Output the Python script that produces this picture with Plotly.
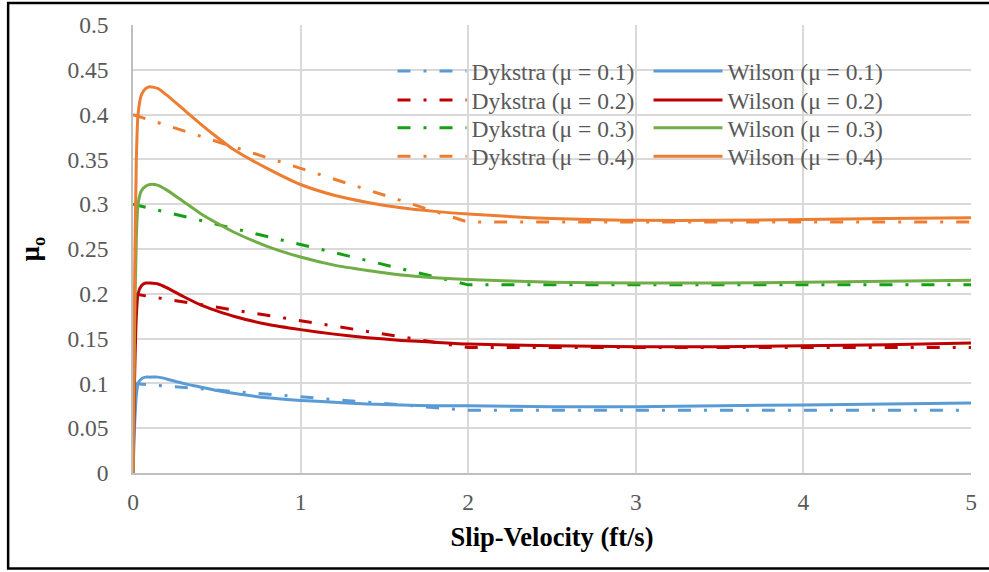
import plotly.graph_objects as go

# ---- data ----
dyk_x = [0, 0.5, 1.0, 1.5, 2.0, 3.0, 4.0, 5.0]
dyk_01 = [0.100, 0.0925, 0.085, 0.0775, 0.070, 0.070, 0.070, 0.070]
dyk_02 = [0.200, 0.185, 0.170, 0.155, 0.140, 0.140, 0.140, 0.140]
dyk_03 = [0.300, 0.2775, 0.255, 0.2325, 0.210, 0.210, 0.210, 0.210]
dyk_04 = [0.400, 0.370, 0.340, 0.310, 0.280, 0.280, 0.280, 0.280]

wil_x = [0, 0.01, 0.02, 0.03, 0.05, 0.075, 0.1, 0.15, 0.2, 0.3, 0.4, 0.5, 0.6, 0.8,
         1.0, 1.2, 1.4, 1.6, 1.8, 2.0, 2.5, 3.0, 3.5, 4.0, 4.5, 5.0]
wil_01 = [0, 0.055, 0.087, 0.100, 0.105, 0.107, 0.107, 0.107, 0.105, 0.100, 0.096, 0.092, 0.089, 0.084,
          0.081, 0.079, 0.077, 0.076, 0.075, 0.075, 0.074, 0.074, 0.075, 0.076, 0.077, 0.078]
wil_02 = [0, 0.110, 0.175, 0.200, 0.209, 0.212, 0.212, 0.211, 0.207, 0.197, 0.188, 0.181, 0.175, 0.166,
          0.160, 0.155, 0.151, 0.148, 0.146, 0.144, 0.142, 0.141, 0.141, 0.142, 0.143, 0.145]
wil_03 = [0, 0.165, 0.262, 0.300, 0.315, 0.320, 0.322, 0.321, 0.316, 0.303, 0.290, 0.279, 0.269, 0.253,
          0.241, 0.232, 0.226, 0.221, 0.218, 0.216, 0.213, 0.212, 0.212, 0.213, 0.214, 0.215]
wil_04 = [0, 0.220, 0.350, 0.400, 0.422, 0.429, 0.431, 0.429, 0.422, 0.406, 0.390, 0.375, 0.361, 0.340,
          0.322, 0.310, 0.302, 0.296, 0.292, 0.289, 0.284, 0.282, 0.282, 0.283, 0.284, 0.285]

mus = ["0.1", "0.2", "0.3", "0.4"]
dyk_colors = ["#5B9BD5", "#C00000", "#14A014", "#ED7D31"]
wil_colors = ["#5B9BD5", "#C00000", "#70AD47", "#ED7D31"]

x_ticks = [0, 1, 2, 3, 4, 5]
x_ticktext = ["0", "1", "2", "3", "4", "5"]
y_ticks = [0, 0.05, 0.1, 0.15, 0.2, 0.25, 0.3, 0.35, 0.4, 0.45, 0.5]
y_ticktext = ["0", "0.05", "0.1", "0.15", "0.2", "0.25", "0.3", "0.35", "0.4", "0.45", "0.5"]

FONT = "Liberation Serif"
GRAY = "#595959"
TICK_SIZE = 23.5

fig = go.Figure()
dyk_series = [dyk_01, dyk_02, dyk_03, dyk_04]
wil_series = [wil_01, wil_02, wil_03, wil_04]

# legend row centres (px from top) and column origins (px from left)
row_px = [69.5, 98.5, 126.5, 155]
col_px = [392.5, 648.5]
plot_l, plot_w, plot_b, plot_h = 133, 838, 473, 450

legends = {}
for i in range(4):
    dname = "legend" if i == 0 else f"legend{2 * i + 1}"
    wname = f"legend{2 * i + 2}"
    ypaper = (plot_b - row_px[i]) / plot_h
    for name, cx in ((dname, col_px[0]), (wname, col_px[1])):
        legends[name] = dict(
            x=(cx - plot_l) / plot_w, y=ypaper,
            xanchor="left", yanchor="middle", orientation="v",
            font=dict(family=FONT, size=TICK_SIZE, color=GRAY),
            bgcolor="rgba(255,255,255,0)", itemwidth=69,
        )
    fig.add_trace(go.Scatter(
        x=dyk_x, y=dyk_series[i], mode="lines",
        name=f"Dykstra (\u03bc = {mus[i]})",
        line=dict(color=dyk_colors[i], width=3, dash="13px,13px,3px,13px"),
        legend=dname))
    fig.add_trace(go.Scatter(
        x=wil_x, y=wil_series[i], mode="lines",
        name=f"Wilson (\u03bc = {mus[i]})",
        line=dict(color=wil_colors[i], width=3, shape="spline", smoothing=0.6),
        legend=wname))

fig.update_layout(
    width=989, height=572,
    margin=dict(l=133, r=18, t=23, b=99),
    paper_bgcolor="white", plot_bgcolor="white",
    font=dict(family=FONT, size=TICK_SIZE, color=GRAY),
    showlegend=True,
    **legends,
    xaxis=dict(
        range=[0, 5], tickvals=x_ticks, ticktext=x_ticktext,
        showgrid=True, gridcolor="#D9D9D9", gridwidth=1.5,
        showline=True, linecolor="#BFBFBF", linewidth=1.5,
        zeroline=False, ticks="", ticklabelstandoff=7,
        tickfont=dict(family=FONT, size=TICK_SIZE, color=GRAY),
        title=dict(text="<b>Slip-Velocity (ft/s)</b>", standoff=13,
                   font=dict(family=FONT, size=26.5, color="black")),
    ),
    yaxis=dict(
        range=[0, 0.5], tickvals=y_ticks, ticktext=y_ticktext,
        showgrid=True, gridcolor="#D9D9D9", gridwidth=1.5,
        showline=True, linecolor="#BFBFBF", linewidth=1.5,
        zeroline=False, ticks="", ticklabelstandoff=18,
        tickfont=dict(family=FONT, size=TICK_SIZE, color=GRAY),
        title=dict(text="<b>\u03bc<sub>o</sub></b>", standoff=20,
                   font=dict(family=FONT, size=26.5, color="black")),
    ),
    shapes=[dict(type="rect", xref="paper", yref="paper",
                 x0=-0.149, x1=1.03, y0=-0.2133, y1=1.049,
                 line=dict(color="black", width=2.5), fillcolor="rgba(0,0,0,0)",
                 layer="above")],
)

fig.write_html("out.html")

GIVEN EXERCISE:
Copy out all the data without changing anything, and drop the pictures.

RESULT OF THE TASK:
Output the Python script that produces this picture with Plotly.
import plotly.graph_objects as go

# ---- data ----
dyk_x = [0, 0.5, 1.0, 1.5, 2.0, 3.0, 4.0, 5.0]
dyk_01 = [0.100, 0.0925, 0.085, 0.0775, 0.070, 0.070, 0.070, 0.070]
dyk_02 = [0.200, 0.185, 0.170, 0.155, 0.140, 0.140, 0.140, 0.140]
dyk_03 = [0.300, 0.2775, 0.255, 0.2325, 0.210, 0.210, 0.210, 0.210]
dyk_04 = [0.400, 0.370, 0.340, 0.310, 0.280, 0.280, 0.280, 0.280]

wil_x = [0, 0.01, 0.02, 0.03, 0.05, 0.075, 0.1, 0.15, 0.2, 0.3, 0.4, 0.5, 0.6, 0.8,
         1.0, 1.2, 1.4, 1.6, 1.8, 2.0, 2.5, 3.0, 3.5, 4.0, 4.5, 5.0]
wil_01 = [0, 0.055, 0.087, 0.100, 0.105, 0.107, 0.107, 0.107, 0.105, 0.100, 0.096, 0.092, 0.089, 0.084,
          0.081, 0.079, 0.077, 0.076, 0.075, 0.075, 0.074, 0.074, 0.075, 0.076, 0.077, 0.078]
wil_02 = [0, 0.110, 0.175, 0.200, 0.209, 0.212, 0.212, 0.211, 0.207, 0.197, 0.188, 0.181, 0.175, 0.166,
          0.160, 0.155, 0.151, 0.148, 0.146, 0.144, 0.142, 0.141, 0.141, 0.142, 0.143, 0.145]
wil_03 = [0, 0.165, 0.262, 0.300, 0.315, 0.320, 0.322, 0.321, 0.316, 0.303, 0.290, 0.279, 0.269, 0.253,
          0.241, 0.232, 0.226, 0.221, 0.218, 0.216, 0.213, 0.212, 0.212, 0.213, 0.214, 0.215]
wil_04 = [0, 0.220, 0.350, 0.400, 0.422, 0.429, 0.431, 0.429, 0.422, 0.406, 0.390, 0.375, 0.361, 0.340,
          0.322, 0.310, 0.302, 0.296, 0.292, 0.289, 0.284, 0.282, 0.282, 0.283, 0.284, 0.285]

mus = ["0.1", "0.2", "0.3", "0.4"]
dyk_colors = ["#5B9BD5", "#C00000", "#14A014", "#ED7D31"]
wil_colors = ["#5B9BD5", "#C00000", "#70AD47", "#ED7D31"]

x_ticks = [0, 1, 2, 3, 4, 5]
x_ticktext = ["0", "1", "2", "3", "4", "5"]
y_ticks = [0, 0.05, 0.1, 0.15, 0.2, 0.25, 0.3, 0.35, 0.4, 0.45, 0.5]
y_ticktext = ["0", "0.05", "0.1", "0.15", "0.2", "0.25", "0.3", "0.35", "0.4", "0.45", "0.5"]

FONT = "Liberation Serif"
GRAY = "#595959"
TICK_SIZE = 23.5

fig = go.Figure()
dyk_series = [dyk_01, dyk_02, dyk_03, dyk_04]
wil_series = [wil_01, wil_02, wil_03, wil_04]

# legend row centres (px from top) and column origins (px from left)
row_px = [69.5, 98.5, 126.5, 155]
col_px = [392.5, 648.5]
plot_l, plot_w, plot_b, plot_h = 133, 838, 473, 450

legends = {}
for i in range(4):
    dname = "legend" if i == 0 else f"legend{2 * i + 1}"
    wname = f"legend{2 * i + 2}"
    ypaper = (plot_b - row_px[i]) / plot_h
    for name, cx in ((dname, col_px[0]), (wname, col_px[1])):
        legends[name] = dict(
            x=(cx - plot_l) / plot_w, y=ypaper,
            xanchor="left", yanchor="middle", orientation="v",
            font=dict(family=FONT, size=TICK_SIZE, color=GRAY),
            bgcolor="rgba(255,255,255,0)", itemwidth=69,
        )
    fig.add_trace(go.Scatter(
        x=dyk_x, y=dyk_series[i], mode="lines",
        name=f"Dykstra (\u03bc = {mus[i]})",
        line=dict(color=dyk_colors[i], width=3, dash="13px,13px,3px,13px"),
        legend=dname))
    fig.add_trace(go.Scatter(
        x=wil_x, y=wil_series[i], mode="lines",
        name=f"Wilson (\u03bc = {mus[i]})",
        line=dict(color=wil_colors[i], width=3, shape="spline", smoothing=0.6),
        legend=wname))

fig.update_layout(
    width=989, height=572,
    margin=dict(l=133, r=18, t=23, b=99),
    paper_bgcolor="white", plot_bgcolor="white",
    font=dict(family=FONT, size=TICK_SIZE, color=GRAY),
    showlegend=True,
    **legends,
    xaxis=dict(
        range=[0, 5], tickvals=x_ticks, ticktext=x_ticktext,
        showgrid=True, gridcolor="#D9D9D9", gridwidth=1.5,
        showline=True, linecolor="#BFBFBF", linewidth=1.5,
        zeroline=False, ticks="", ticklabelstandoff=7,
        tickfont=dict(family=FONT, size=TICK_SIZE, color=GRAY),
        title=dict(text="<b>Slip-Velocity (ft/s)</b>", standoff=13,
                   font=dict(family=FONT, size=26.5, color="black")),
    ),
    yaxis=dict(
        range=[0, 0.5], tickvals=y_ticks, ticktext=y_ticktext,
        showgrid=True, gridcolor="#D9D9D9", gridwidth=1.5,
        showline=True, linecolor="#BFBFBF", linewidth=1.5,
        zeroline=False, ticks="", ticklabelstandoff=18,
        tickfont=dict(family=FONT, size=TICK_SIZE, color=GRAY),
        title=dict(text="<b>\u03bc<sub>o</sub></b>", standoff=20,
                   font=dict(family=FONT, size=26.5, color="black")),
    ),
    shapes=[dict(type="rect", xref="paper", yref="paper",
                 x0=-0.149, x1=1.03, y0=-0.2133, y1=1.049,
                 line=dict(color="black", width=2.5), fillcolor="rgba(0,0,0,0)",
                 layer="above")],
)

fig.write_html("out.html")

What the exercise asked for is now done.